Year: 2022

  • Fair Oaks, Va., vicinity. Capt. Horatio G. Gibson and officers of his battery (1862)

    This James F Gibson photograph of June 1862 is from the Library of Congress. Pictured left to right are: Lt. Henry Clay Meinell, Captain Horatio Gates Gibson, Lt. Edmund Pendleton, and Lt. William Duncan Fuller. The first three were together at Antietam in September that year.

  • 1st U.S. Artillery Officers (1867)

    Taken in New Orleans in 1867, this photograph was sold by J. Mountain Antiques of Ashburnham, MA. Pictured, left to right, are 1st Lt. Ballard S. Humphrey, Sgt. John B. Charlton (guidon, Battery K), Capt. William Montrose Graham, 2nd Lt. Charles King (son of Gen. Rufus King), 1st Lt. John J. Driscoll.

    At Antietam, Humphrey was First Sergeant of Battery I and Graham was Captain of Battery K.

  • New York Central and Hudson River Railroad (1895)

    This fascinating map is found in the 1895 Annual Report to stockholders of the New York Central and Hudson River Railroad Company, Horace John Hayden, Second Vice President. It’s online as a PDF from Terry Link on his Canada Southern Railway (once part of Cornelius Vanderbilt’s 19th Century railroad empire) website.

    Horace Hayden was two years out of Harvard and First Lieutenant of Battery L, 3rd United States Artillery at Antietam in 1862, but was rubbing shoulders with robber barons twenty years later.

  • Maj. Thomas T. Eckert and others of U.S. Military Telegraph Corps (1864)

    Credited to Matthew Brady, this 1864 photograph is in the collection of the Library of Congress, and is labeled

    Petersburg, Va., vicinity. Maj. Thomas T. Eckert (seated, left) and others of U.S. Military Telegraph Corps

    Major Thomas Thompson Eckert was General McClellan’s chief of telegraphic operations on the Peninsula and Maryland Campaigns of 1862, later Chief of the Military Telegraph Office at the War Department and Assistant Secretary of War, and, much later, President then Chairman of the Western Union Telegraph Company, to 1910.

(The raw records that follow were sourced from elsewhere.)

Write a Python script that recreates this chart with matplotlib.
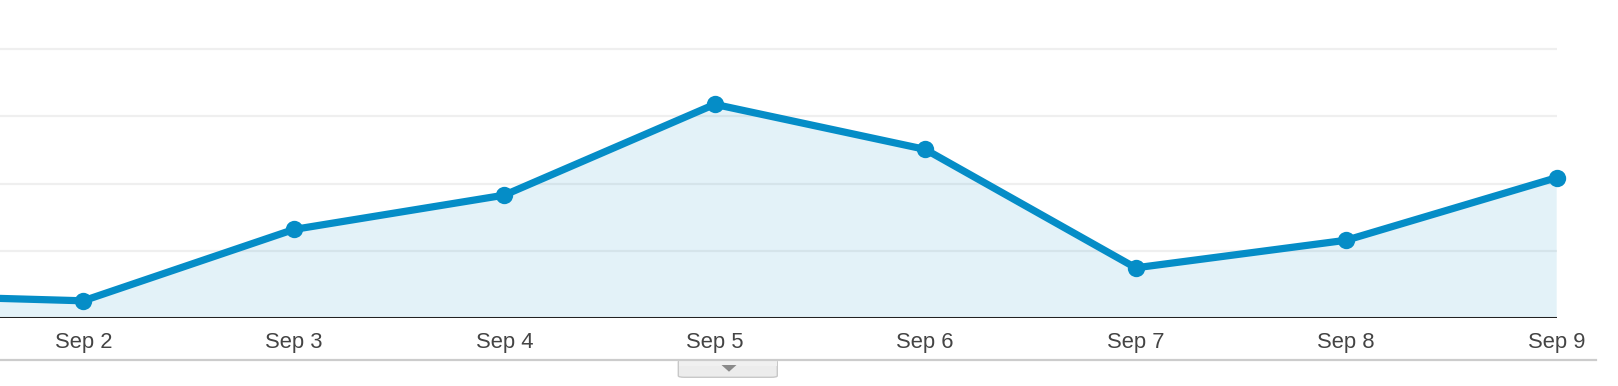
import matplotlib
matplotlib.use("Agg")
import matplotlib.pyplot as plt
from matplotlib.patches import FancyBboxPatch, Polygon, Rectangle
from matplotlib.transforms import blended_transform_factory

# Data
days = [1, 2, 3, 4, 5, 6, 7, 8, 9]
day_labels = ["Sep 1", "Sep 2", "Sep 3", "Sep 4", "Sep 5", "Sep 6", "Sep 7", "Sep 8", "Sep 9"]
visits = [35, 26, 132, 183, 318, 251, 75, 116, 209]
grid_values = [100, 200, 300, 400]
shown_labels = ["Sep 2", "Sep 3", "Sep 4", "Sep 5", "Sep 6", "Sep 7", "Sep 8", "Sep 9"]

W, H = 1618, 386
fig = plt.figure(figsize=(W / 100, H / 100), dpi=100)
fig.patch.set_facecolor("white")

ax_left_px, ax_right_px = 0, 1556.7
ax_bottom_px = 318.3
ax = fig.add_axes([ax_left_px / W, 1 - ax_bottom_px / H, (ax_right_px - ax_left_px) / W, ax_bottom_px / H])
ax.set_facecolor("none")
for s in ax.spines.values():
    s.set_visible(False)

x0 = 1 + 127.2 / 210.5
ax.set_xlim(x0, 9)
ax.set_ylim(0, 473)

# gridlines
for g in grid_values:
    ax.axhline(g, color="#efefef", lw=1.6, zorder=0)

line_color = "#058dc7"
ax.fill_between(days, visits, 0, color=line_color, alpha=0.11, lw=0, zorder=1)
ax.plot(days, visits, color=line_color, lw=5.2, marker="o", markersize=12.5,
        markeredgewidth=0, solid_joinstyle="round", clip_on=False, zorder=3)

# baseline
ax.axhline(0, color="#222222", lw=2.2, zorder=4)

ax.set_xticks([])
ax.set_yticks([])

# tick labels
trans = blended_transform_factory(ax.transData, fig.transFigure)
for lab in shown_labels:
    d = days[day_labels.index(lab)]
    ax.text(d, 1 - 348 / H, lab, transform=trans, ha="center", va="baseline",
            fontsize=15.8, color="#444444", family="Liberation Sans", clip_on=False)

# bottom separator line
fig.add_artist(plt.Line2D([0, 1596 / W], [1 - 360 / H, 1 - 360 / H], color="#cccccc", lw=1.6,
                          transform=fig.transFigure))

# tab below
tx0, tx1, ty0, ty1 = 678.3, 777.3, 360.5, 377.3
tab = FancyBboxPatch((tx0 / W, 1 - ty1 / H), (tx1 - tx0) / W, (ty1 - ty0) / H,
                     boxstyle="round,pad=0,rounding_size=0.004", transform=fig.transFigure,
                     facecolor="#ececec", edgecolor="#c8c8c8", lw=1.0)
fig.add_artist(tab)
# cover top rounded corners to keep flat top
fig.add_artist(Rectangle((tx0 / W + 0.0003, 1 - 366 / H), (tx1 - tx0) / W - 0.0006, 5.5 / H,
                         transform=fig.transFigure, facecolor="#f0f0f0", edgecolor="none"))
tri = Polygon([[(729 - 7.5) / W, 1 - 365 / H], [(729 + 7.5) / W, 1 - 365 / H], [729 / W, 1 - 371.7 / H]],
              closed=True, transform=fig.transFigure, facecolor="#8a8a8a", edgecolor="none")
fig.add_artist(tri)

fig.savefig("out.png", dpi=100, facecolor="white")
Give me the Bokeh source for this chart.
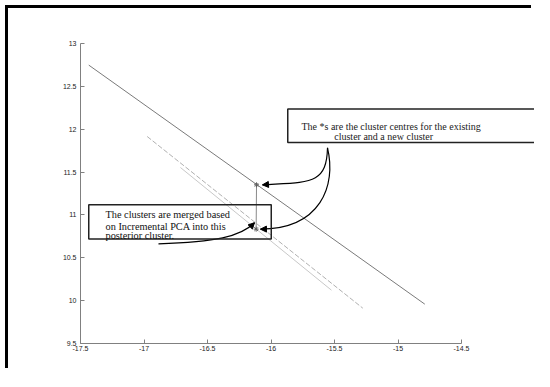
from bokeh.plotting import figure
from bokeh.models import (Range1d, FixedTicker, BoxAnnotation, Label, Arrow,
                          NormalHead)
from bokeh.embed import file_html
from bokeh.resources import INLINE

# ---- data ----
x_ticks = [-17.5, -17.0, -16.5, -16.0, -15.5, -15.0, -14.5]
x_tick_labels = ["-17.5", "-17", "-16.5", "-16", "-15.5", "-15", "-14.5"]
y_ticks = [9.5, 10.0, 10.5, 11.0, 11.5, 12.0, 12.5, 13.0]
y_tick_labels = ["9.5", "10", "10.5", "11", "11.5", "12", "12.5", "13"]

existing_x = [-17.435, -14.789]
existing_y = [12.748, 9.959]
new_x = [-16.975, -15.277]
new_y = [11.915, 9.912]
merged_x = [-16.713, -15.524]
merged_y = [11.553, 10.122]

centre_x = [-16.114, -16.117]
centre_y = [11.351, 10.834]

note1 = ["The *s are the cluster centres for the existing",
         "cluster and a new cluster"]
note2 = ["The clusters are merged based",
         "on Incremental PCA into this",
         "posterior cluster."]

# ---- figure ----
W, H = 526, 363
ML, MT, MB = 72, 35, 28
frame_w = W - ML
px_per_x = 127.0
p = figure(width=W, height=H,
           x_range=Range1d(-17.5, -17.5 + frame_w / px_per_x),
           y_range=Range1d(9.5, 13.0),
           output_backend="svg", toolbar_location=None,
           min_border_left=ML, min_border_right=0,
           min_border_top=MT, min_border_bottom=MB)
p.styles = {"position": "relative", "left": "8px", "top": "8px",
            "box-shadow": "-3px -3px 0px 0px black"}
p.outline_line_color = None
p.xgrid.visible = False
p.ygrid.visible = False
p.background_fill_color = "white"
p.border_fill_color = "white"

for ax, ticks, labels in ((p.xaxis[0], x_ticks, x_tick_labels),
                          (p.yaxis[0], y_ticks, y_tick_labels)):
    ax.ticker = FixedTicker(ticks=ticks)
    ax.major_label_overrides = {t: l for t, l in zip(ticks, labels)}
    ax.bounds = (ticks[0], ticks[-1])
    ax.axis_line_color = "#808080"
    ax.major_tick_line_color = "#808080"
    ax.major_tick_in = 4
    ax.major_tick_out = 0
    ax.minor_tick_line_color = None
    ax.major_label_text_font = "Liberation Sans"
    ax.major_label_text_font_size = "7px"
    ax.major_label_text_color = "#222222"
p.xaxis.major_label_standoff = 2
p.yaxis.major_label_standoff = 4

p.line(existing_x, existing_y, line_color="#7a7a7a", line_width=1)
p.line(new_x, new_y, line_color="#b0b0b0", line_width=1, line_dash="5 2")
p.line(merged_x, merged_y, line_color="#c8c8c8", line_width=1)
p.line(centre_x, centre_y, line_color="#8a8a8a", line_width=1)
p.scatter(centre_x, centre_y, marker="asterisk", size=5,
          line_color="#606060", line_width=1)

# ---- annotation boxes ----
p.add_layout(BoxAnnotation(left=-15.868, right=-13.852, top=12.235, bottom=11.845,
                           fill_alpha=0, line_color="#222222", line_width=1.5,
                           line_alpha=1))
p.add_layout(BoxAnnotation(left=-17.435, right=-15.998, top=11.118, bottom=10.718,
                           fill_alpha=0, line_color="#222222", line_width=1.5,
                           line_alpha=1))

for txt, x, y in zip(note1, [-15.760, -15.502], [12.035, 11.918]):
    p.add_layout(Label(x=x, y=y, text=txt, text_font="Liberation Serif",
                       text_font_size="10px", text_color="#222222",
                       text_baseline="alphabetic"))
for txt, y in zip(note2, [11.001, 10.868, 10.762]):
    p.add_layout(Label(x=-17.303, y=y, text=txt, text_font="Liberation Serif",
                       text_font_size="10.3px", text_color="#111111",
                       text_baseline="alphabetic"))

# ---- curved arrows (x0, y0, cx0, cy0, cx1, cy1, x1, y1) ----
curves = [
    (-15.555, 11.783, -15.563, 11.351, -15.689, 11.386, -16.067, 11.351),
    (-15.555, 11.783, -15.484, 11.340, -15.610, 10.838, -16.083, 10.834),
    (-16.886, 10.663, -16.437, 10.686, -16.240, 10.745, -16.130, 10.909),
]
for x0, y0, cx0, cy0, cx1, cy1, x1, y1 in curves:
    p.bezier(x0=x0, y0=y0, cx0=cx0, cy0=cy0, cx1=cx1, cy1=cy1, x1=x1, y1=y1,
             line_color="black", line_width=1.2)
    p.add_layout(Arrow(end=NormalHead(size=6, fill_color="black",
                                      line_color="black", line_width=1),
                       x_start=cx1, y_start=cy1, x_end=x1, y_end=y1,
                       line_alpha=0))

open("out.html", "w").write(file_html(p, INLINE))
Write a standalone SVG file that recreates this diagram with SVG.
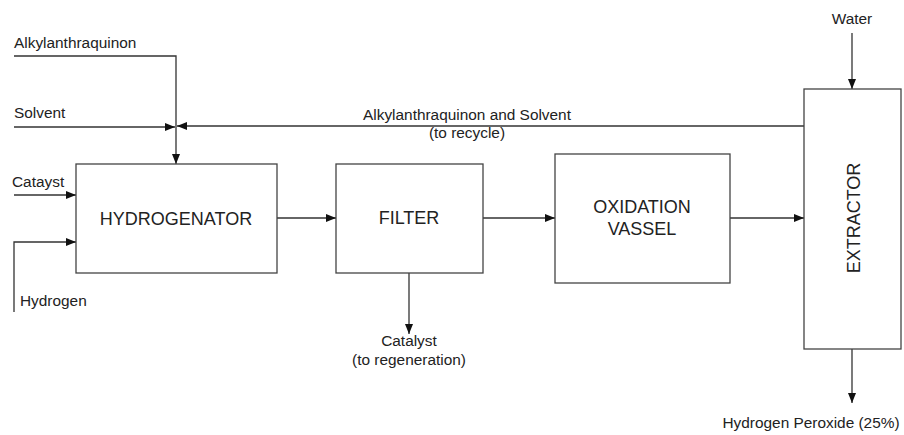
<svg xmlns="http://www.w3.org/2000/svg" width="904" height="435" viewBox="0 0 904 435">
<style>
text{font-family:"Liberation Sans",Arial,sans-serif;fill:#222}
.lbl{font-size:15.4px}
.box{font-size:18px;text-anchor:middle}
.mid{text-anchor:middle}
.node rect{fill:#fff;stroke:#444;stroke-width:1.3}
#connectors path{fill:none;stroke:#333;stroke-width:1.3}
</style>
<defs>
<marker id="ah" viewBox="0 0 10 8" refX="10" refY="4" markerWidth="10" markerHeight="8" markerUnits="userSpaceOnUse" orient="auto">
<path d="M0,0 L10,4 L0,8 z" fill="#111"/>
</marker>
</defs>
<rect width="904" height="435" fill="#fff"/>
<g id="connectors">
<path d="M14,56 H176 V164" marker-end="url(#ah)"/>
<path d="M14,127 H175" marker-end="url(#ah)"/>
<path d="M804,126 H177" marker-end="url(#ah)"/>
<path d="M14,195 H76" marker-end="url(#ah)"/>
<path d="M14,312 V242 H76" marker-end="url(#ah)"/>
<path d="M277,218 H336" marker-end="url(#ah)"/>
<path d="M483,218 H555" marker-end="url(#ah)"/>
<path d="M409,273 V334" marker-end="url(#ah)"/>
<path d="M730,218 H804" marker-end="url(#ah)"/>
<path d="M852,33 V89" marker-end="url(#ah)"/>
<path d="M852,349 V403" marker-end="url(#ah)"/>
</g>
<g id="labels">
<text class="lbl" x="14" y="48">Alkylanthraquinon</text>
<text class="lbl" x="14" y="118">Solvent</text>
<text class="lbl" x="12" y="187">Catayst</text>
<text class="lbl" x="20" y="306">Hydrogen</text>
<text class="lbl mid" x="467" y="120">Alkylanthraquinon and Solvent</text>
<text class="lbl mid" x="467" y="138">(to recycle)</text>
<text class="lbl mid" x="409" y="346">Catalyst</text>
<text class="lbl mid" x="409" y="365">(to regeneration)</text>
<text class="lbl mid" x="852" y="24">Water</text>
<text class="lbl mid" x="811" y="428">Hydrogen Peroxide (25%)</text>
</g>
<g id="hydrogenator" class="node">
<rect x="76" y="164" width="201" height="109"/>
<text class="box" x="176" y="225">HYDROGENATOR</text>
</g>
<g id="filter" class="node">
<rect x="336" y="164" width="147" height="109"/>
<text class="box" x="409" y="224">FILTER</text>
</g>
<g id="oxidation" class="node">
<rect x="555" y="154" width="175" height="129"/>
<text class="box" x="642" y="213">OXIDATION</text>
<text class="box" x="642" y="235">VASSEL</text>
</g>
<g id="extractor" class="node">
<rect x="804" y="89" width="97" height="260"/>
<text class="box" transform="translate(860,218) rotate(-90)">EXTRACTOR</text>
</g>
</svg>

  • Ramsey and Leib (1865)

    At left here is brevet Lieutenant Colonel and AAG Robert Hampton Ramsey (1838-1876), of General George Thomas’ staff, previously of the 45th Pennsylvania Militia, and on the right a very tired-looking Captain Edward Henry Leib, former First Defender from Pottsville, PA and brevet Major, 5th United States Cavalry.

    This is late 1865 and Leib is probably still recovering from a gunshot through his body received at Five Forks, VA on 1 April. Captain Leib was at Antietam in September 1862 and in more than 100 other actions during the war.

    His Army career ended in disgrace in 1877, however, due to drinking and conduct unbecoming, related to a “severe and depressing domestic affliction” – unpleasant assertions about his wife and “an affair of honor” with his commanding officer.

    Frohne’s Historic Military sold this fine carte-de-visite photograph in about 2010; I found it on ancestry.com.